**Given data:**
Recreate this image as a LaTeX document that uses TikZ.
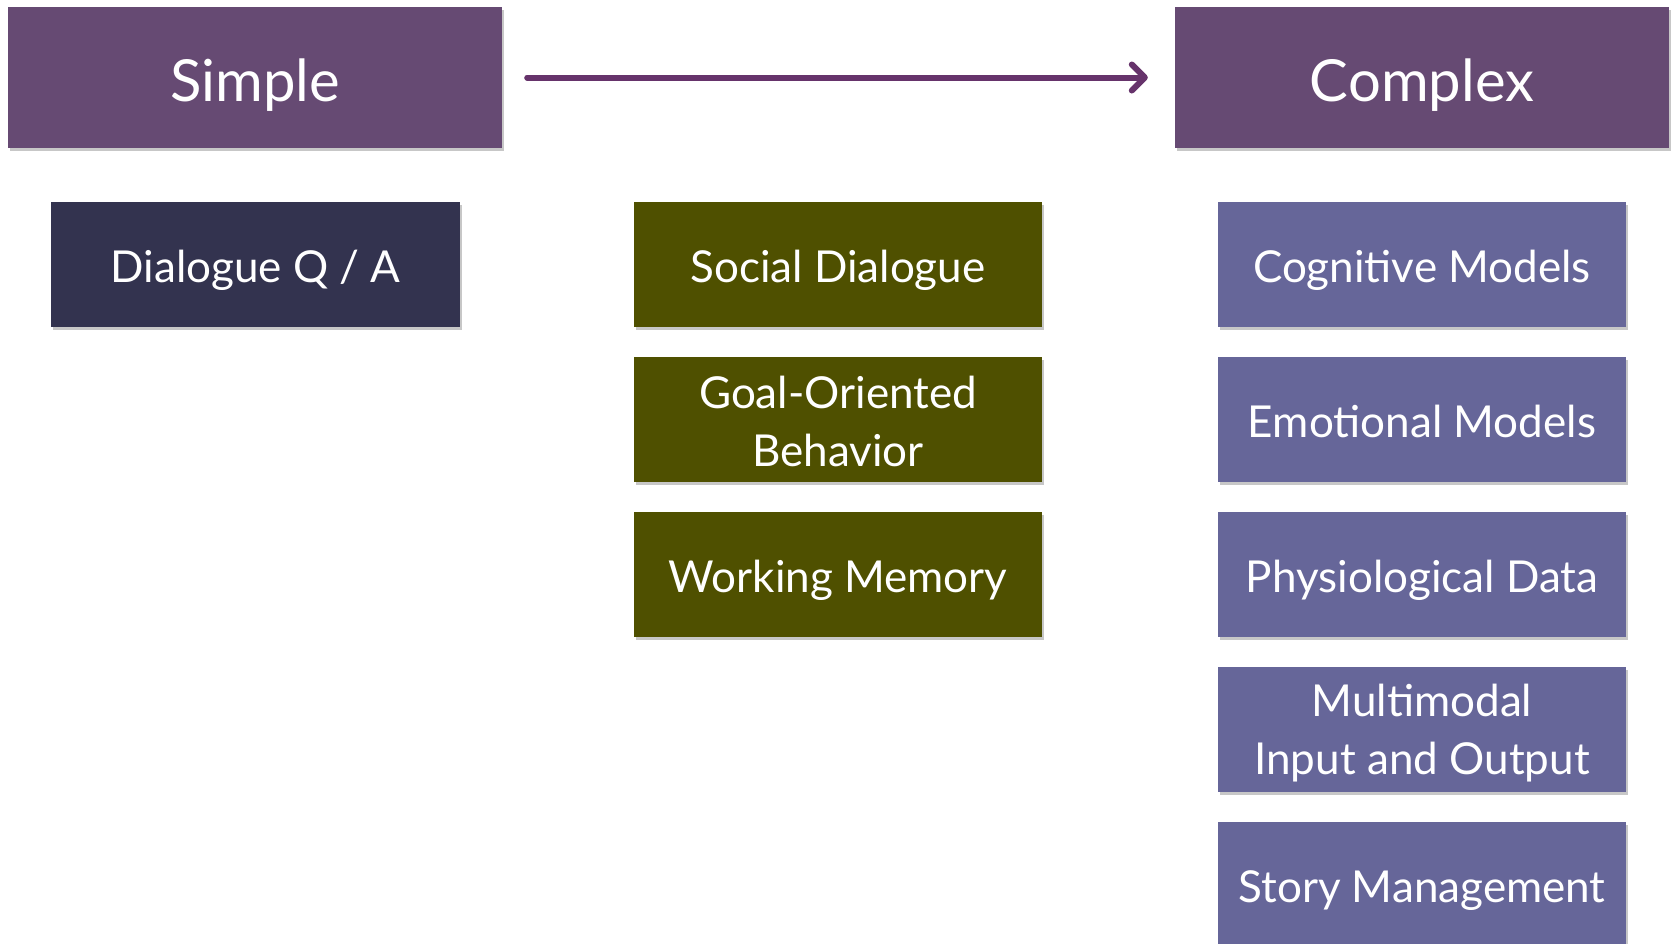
\documentclass[tikz,border=0pt]{standalone}
\usepackage{fontspec}
\setmainfont{Lato}
\usetikzlibrary{shadows,arrows.meta}
\definecolor{hdr}{HTML}{664A73}
\definecolor{navy}{HTML}{33334F}
\definecolor{olive}{HTML}{4F5000}
\definecolor{lav}{HTML}{666699}
\definecolor{arr}{HTML}{66336B}
\tikzset{
  box/.style={rectangle, inner sep=0pt, text=white, align=center,
    drop shadow={shadow xshift=2pt, shadow yshift=-3pt, opacity=0.22, fill=black}},
  hdrbox/.style={box, fill=hdr, minimum width=494pt, minimum height=141pt,
    font=\fontsize{58}{70}\selectfont, text height=48pt, text depth=0pt},
  itembox/.style={box, minimum width=408pt, minimum height=125pt,
    font=\fontsize{44}{58}\selectfont},
  oneline/.style={text height=36pt, text depth=0pt},
  qa/.style={itembox, fill=navy, minimum width=409pt},
  mid/.style={itembox, fill=olive},
  rgt/.style={itembox, fill=lav},
  flow/.style={draw=arr, line width=6pt, line cap=round,
    -{Straight Barb[length=13pt, width=26pt, line width=6pt, round]}}
}
\begin{document}
\begin{tikzpicture}[x=1pt, y=-1pt]
\useasboundingbox (0,0) rectangle (1672,943);
\clip (0,0) rectangle (1672,943);
\fill[white] (0,0) rectangle (1672,943);
\node[hdrbox] (simple) at (255,77.5) {Simple};
\node[hdrbox] (complex) at (1422,77.5) {Complex};
\node[qa, oneline] (qa) at (255.5,264.5) {Dialogue Q / A};
\node[mid, oneline] (social) at (838,264.5) {Social Dialogue};
\node[mid] (goal) at (838,419.5) {\rule{0pt}{37pt}Goal-Oriented\\Behavior};
\node[mid, oneline] (work) at (838,574.5) {Working Memory};
\node[rgt, oneline] (cog) at (1422,264.5) {Cognitive Models};
\node[rgt, oneline] (emo) at (1422,419.5) {Emotional Models};
\node[rgt, oneline] (phys) at (1422,574.5) {Physiological Data};
\node[rgt] (multi) at (1422,729) {\rule{0pt}{41pt}Multimodal\\Input and Output};
\node[rgt, oneline] (story) at (1422,884) {Story Management};
\draw[flow, shorten <=25pt, shorten >=27pt] (simple.east) -- (complex.west);
\end{tikzpicture}
\end{document}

**Exercise aim:** Without the pictures, output the full listing exactly as it stands.

**Exercise answer:**
Recreate this image as a LaTeX document that uses TikZ.
\documentclass[tikz,border=0pt]{standalone}
\usepackage{fontspec}
\setmainfont{Lato}
\usetikzlibrary{shadows,arrows.meta}
\definecolor{hdr}{HTML}{664A73}
\definecolor{navy}{HTML}{33334F}
\definecolor{olive}{HTML}{4F5000}
\definecolor{lav}{HTML}{666699}
\definecolor{arr}{HTML}{66336B}
\tikzset{
  box/.style={rectangle, inner sep=0pt, text=white, align=center,
    drop shadow={shadow xshift=2pt, shadow yshift=-3pt, opacity=0.22, fill=black}},
  hdrbox/.style={box, fill=hdr, minimum width=494pt, minimum height=141pt,
    font=\fontsize{58}{70}\selectfont, text height=48pt, text depth=0pt},
  itembox/.style={box, minimum width=408pt, minimum height=125pt,
    font=\fontsize{44}{58}\selectfont},
  oneline/.style={text height=36pt, text depth=0pt},
  qa/.style={itembox, fill=navy, minimum width=409pt},
  mid/.style={itembox, fill=olive},
  rgt/.style={itembox, fill=lav},
  flow/.style={draw=arr, line width=6pt, line cap=round,
    -{Straight Barb[length=13pt, width=26pt, line width=6pt, round]}}
}
\begin{document}
\begin{tikzpicture}[x=1pt, y=-1pt]
\useasboundingbox (0,0) rectangle (1672,943);
\clip (0,0) rectangle (1672,943);
\fill[white] (0,0) rectangle (1672,943);
\node[hdrbox] (simple) at (255,77.5) {Simple};
\node[hdrbox] (complex) at (1422,77.5) {Complex};
\node[qa, oneline] (qa) at (255.5,264.5) {Dialogue Q / A};
\node[mid, oneline] (social) at (838,264.5) {Social Dialogue};
\node[mid] (goal) at (838,419.5) {\rule{0pt}{37pt}Goal-Oriented\\Behavior};
\node[mid, oneline] (work) at (838,574.5) {Working Memory};
\node[rgt, oneline] (cog) at (1422,264.5) {Cognitive Models};
\node[rgt, oneline] (emo) at (1422,419.5) {Emotional Models};
\node[rgt, oneline] (phys) at (1422,574.5) {Physiological Data};
\node[rgt] (multi) at (1422,729) {\rule{0pt}{41pt}Multimodal\\Input and Output};
\node[rgt, oneline] (story) at (1422,884) {Story Management};
\draw[flow, shorten <=25pt, shorten >=27pt] (simple.east) -- (complex.west);
\end{tikzpicture}
\end{document}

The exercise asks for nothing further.